New Hampshire Union Leader

September 15, 2016

I am a lifelong Republican, but I cannot vote for The Donald. The man is a narcissistic, erratic bloviator. If he were to become President, I fear for the world’s order and perhaps even its existence. The problem, of course, is that if he loses to Hillary Clinton, we get, at best, four more years in Obamaville (and, God forbid, perhaps Obama himself on the Supreme Court). This is the very definition of a Hobson’s choice.

There is, however, a route to deny the presidency to both The Donald and Hillary. If neither of them receives a majority of the votes in the Electoral College (270 needed), the presidency will be decided by the (new) House of Representatives in the January following the November election. All it takes, then, is for a “Disruptor” to get enough Electoral College votes to prevent either Mr. Trump or Mrs. Clinton from getting the requisite majority.

Assuming that the race is thrown to the House, the House must choose the President from the 3 persons who receive the most popular votes in November, on a nationwide basis. Presumably, that would be Trump, Clinton and my putative Disrupter. Does that assure that the Disruptor would become the next President? Certainly not. However, I am willing to take my chances.

Because the electors (except in Maine and Nevada) are appointed in each state according to a winner-take-all formula based upon that state’s popular vote in the November election, all a Disruptor needs to do is to win the popular vote in a few states and capture sufficient electors to keep both Trump and Clinton below 270.

There are several third-party candidates who technically could fill the Disruptor role, Gary Johnson of the Libertarian Party and Jill Stein of the Green Party. However, although each will undoubtedly garner some votes, it is highly unlikely that either of them will get enough to capture the electors of any state.

Accordingly, what we need is a viable Disruptor. So, who can fill the bill? In times of turmoil, America has often turned to its military figures. Just look at the number of Presidents who were military heroes. Considering the precarious state of today’s world, it would only make sense if we were to turn again to someone who has the experience and gravitas of one of our military commanders.

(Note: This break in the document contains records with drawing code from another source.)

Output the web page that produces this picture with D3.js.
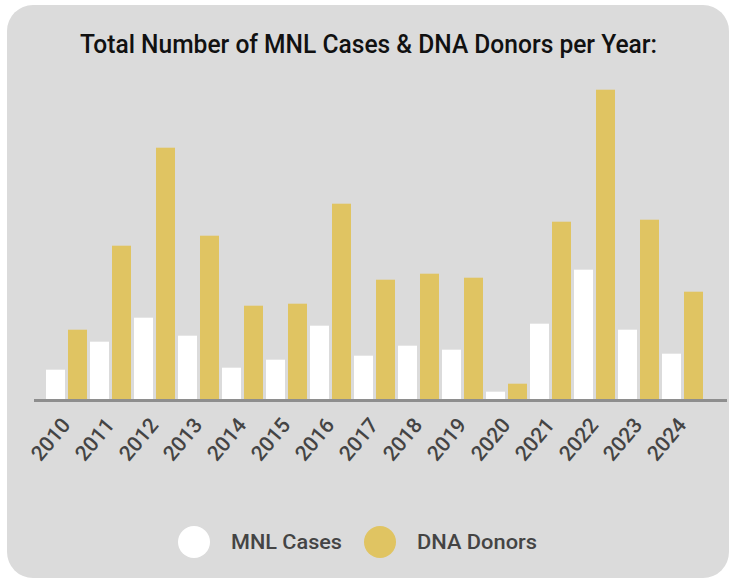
<!DOCTYPE html>
<html>
<head>
<meta charset="utf-8">
<script src="https://cdn.jsdelivr.net/npm/d3@7"></script>
<style>
  body { margin: 0; background: #fff; }
  text { font-family: Roboto, "Noto Sans", sans-serif; }
</style>
</head>
<body>
<div class="chart"></div>
<script>
const years = ['2010','2011','2012','2013','2014','2015','2016','2017','2018','2019','2020','2021','2022','2023','2024'];
const mnlCases = [15, 29, 41, 32, 16, 20, 37, 22, 27, 25, 4, 38, 65, 35, 23];
const dnaDonors = [35, 77, 126, 82, 47, 48, 98, 60, 63, 61, 8, 89, 155, 90, 54];
const seriesNames = ['MNL Cases', 'DNA Donors'];

const width = 730, height = 580;
const colors = d3.scaleOrdinal().domain(seriesNames).range(['#ffffff', '#e0c462']);

const svg = d3.select('.chart').append('svg')
    .attr('width', width)
    .attr('height', height);

// card background
svg.append('rect')
    .attr('x', 7).attr('y', 5)
    .attr('width', 722).attr('height', 573)
    .attr('rx', 26).attr('ry', 26)
    .style('fill', '#dbdbdb');

svg.append('text')
    .attr('x', 80)
    .attr('y', 53)
    .attr('textLength', 577)
    .attr('lengthAdjust', 'spacingAndGlyphs')
    .attr('font-size', 26)
    .attr('font-weight', 500)
    .style('fill', '#111')
    .text('Total Number of MNL Cases & DNA Donors per Year:');

const x0 = d3.scaleBand()
    .domain(years)
    .range([44.5, 44.5 + 44 * years.length]);

const x1 = d3.scaleBand()
    .domain(seriesNames)
    .range([0, x0.bandwidth()])
    .paddingInner(3 / 22)
    .paddingOuter(3 / 44);

const yScale = d3.scaleLinear()
    .domain([0, 160])
    .range([399.7, 79.7]);

const rows = years.map((y, i) => ({year: y, values: [
  {key: 'MNL Cases', value: mnlCases[i]},
  {key: 'DNA Donors', value: dnaDonors[i]}
]}));

const groups = svg.selectAll('g.year')
    .data(rows)
    .enter()
    .append('g')
    .attr('class', 'year')
    .attr('transform', d => `translate(${x0(d.year)},0)`);

groups.selectAll('rect')
    .data(d => d.values)
    .enter()
    .append('rect')
    .attr('x', d => x1(d.key))
    .attr('y', d => yScale(d.value))
    .attr('width', x1.bandwidth())
    .attr('height', d => yScale(0) - yScale(d.value))
    .style('fill', d => colors(d.key));

// baseline
svg.append('line')
    .attr('x1', 34).attr('x2', 727)
    .attr('y1', yScale(0) + 0.8).attr('y2', yScale(0) + 0.8)
    .style('stroke', '#8e8e8e')
    .style('stroke-width', 3);

// x labels
const xAxis = d3.axisBottom(x0).tickSize(0).tickPadding(0);
const ax = svg.append('g')
    .attr('class', 'axis x-axis')
    .attr('transform', `translate(0, ${yScale(0)})`)
    .call(xAxis);
ax.select('.domain').remove();
ax.selectAll('text')
    .attr('font-size', 21)
    .attr('font-weight', 500)
    .style('fill', '#444')
    .attr('text-anchor', 'end')
    .attr('dy', null)
    .attr('y', null)
    .attr('transform', 'translate(5, 26) rotate(-50)');

// legend
const legend = svg.selectAll('g.legend')
    .data(seriesNames)
    .enter()
    .append('g')
    .attr('class', 'legend')
    .attr('transform', (d, i) => `translate(${194 + i * 186}, 542)`);

legend.append('circle')
    .attr('r', 16)
    .style('fill', d => colors(d));

legend.append('text')
    .attr('x', 37)
    .attr('y', 7)
    .attr('font-size', 20)
    .attr('font-weight', 500)
    .attr('textLength', (d, i) => i === 0 ? 111 : 120)
    .attr('lengthAdjust', 'spacingAndGlyphs')
    .style('fill', '#444')
    .text(d => d);
</script>
</body>
</html>
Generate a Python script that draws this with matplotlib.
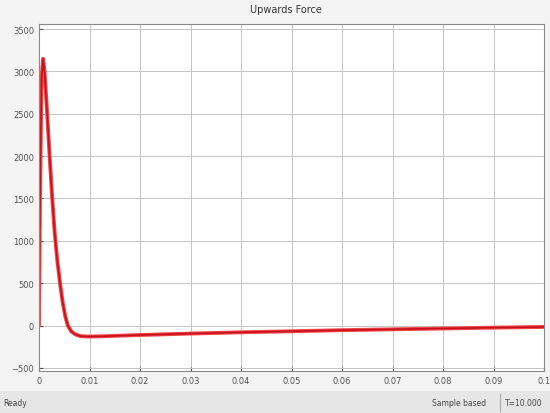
import matplotlib.pyplot as plt

# simulation time (s) and upwards force
t = [0.0, 0.0002, 0.0005, 0.0008, 0.0011, 0.0016, 0.0021, 0.0026, 0.0031,
     0.0036, 0.0042, 0.0047, 0.0052, 0.0057, 0.0064, 0.0072, 0.0082, 0.0095, 0.012,
     0.02, 0.03, 0.04, 0.05, 0.06, 0.07, 0.08, 0.09, 0.1]
force = [0, 1500, 2900, 3150, 3000, 2520, 2000, 1520, 1100,
         780, 480, 270, 110, 0, -70, -105, -125, -130, -128,
         -112, -95, -80, -68, -55, -45, -35, -25, -17]

xticks = [0, 0.01, 0.02, 0.03, 0.04, 0.05, 0.06, 0.07, 0.08, 0.09, 0.1]
xlabels = ['0', '0.01', '0.02', '0.03', '0.04', '0.05', '0.06', '0.07', '0.08', '0.09', '0.1']
yticks = [-500, 0, 500, 1000, 1500, 2000, 2500, 3000, 3500]

fig = plt.figure(figsize=(5.5, 4.14), dpi=100)
fig.patch.set_facecolor('#f4f4f4')

ax = fig.add_axes([39 / 550, 42 / 414, 505 / 550, 347 / 414])
ax.set_facecolor('white')
ax.plot(t, force, color='#f04848', lw=2.8, solid_capstyle='round')
ax.plot(t, force, color='#c8101c', lw=1.2)

ax.set_xlim(0, 0.1)
ax.set_ylim(-537, 3560)
ax.set_xticks(xticks)
ax.set_xticklabels(xlabels)
ax.set_yticks(yticks)
ax.grid(True, color='#c4c4c4', lw=0.7)
ax.tick_params(direction='in', labelsize=6, colors='#555555', length=3)
for s in ax.spines.values():
    s.set_color('#888888')
    s.set_linewidth(0.8)

fig.text(0.52, 0.975, 'Upwards Force', ha='center', va='center', fontsize=7, color='#333333')

# status bar
fig.add_artist(plt.Rectangle((0, 0), 1, 22 / 414, transform=fig.transFigure,
                             facecolor='#e6e6e6', edgecolor='none'))
fig.text(3 / 550, 10 / 414, 'Ready', fontsize=5.5, color='#444444', va='center')
fig.text(432 / 550, 10 / 414, 'Sample based', fontsize=5.5, color='#444444', va='center')
fig.text(505 / 550, 10 / 414, 'T=10.000', fontsize=5.5, color='#444444', va='center')
fig.add_artist(plt.Line2D([500 / 550, 500 / 550], [2 / 414, 19 / 414],
                          transform=fig.transFigure, color='#aaaaaa', lw=0.8))

fig.savefig('out.png', dpi=100, facecolor=fig.get_facecolor())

The person who comes to my mind is Colin Powell. I doubt that there is anyone more respected in this country than General Powell. I don’t care that he is close to 80. Unless there is something about the current state of his physical or mental health that is not public, there is no reason to think that he is any less eligible to be a world leader than Ronald Reagan, Golda Meier or Nelson Mandela. And talk about qualifications. Besides being chairman of the Joint Chiefs of Staff in the U.S. military establishment, he was our Secretary of State (which another current candidate claims as one of her most important qualifications.) Finally, no major moral lapses and, yes, black lives do matter.

What I am proposing is a massive write-in campaign for Gen. Powell, a candidate who needs no introduction, who has an unblemished record of public service and who does not represent any wing, left or right, of any political party.

Note that a write-in campaign avoids all the technicalities and timeframes in the individual states about how a candidate gets his/her name to be printed on the ballot. The other advantage that a write-in effort has over a conventional campaign, especially with respect to a candidate like Gen. Powell who would surely be a reluctant bride, is that it does not require participation by or even the acquiescence of the candidate.

If anyone argues that throwing the race for President to the House of Representatives would be subverting the will of the voters, l have both the Constitution and history on my side. The Constitution specifically provides for the presidency to be decided by the House of Representatives if no candidate receives a majority of the Electoral College votes. As for history, none other than Thomas Jefferson was elected President of the United States by a vote of the House of Representatives.

As Edmund Burke so famously put it, “The only thing necessary for the triumph of evil is for good men to do nothing.” Any takers?

Eugene Van Loan is a semi-retired attorney from Manchester NH and past chairman of the Josiah Bartlett Center for Public Policy.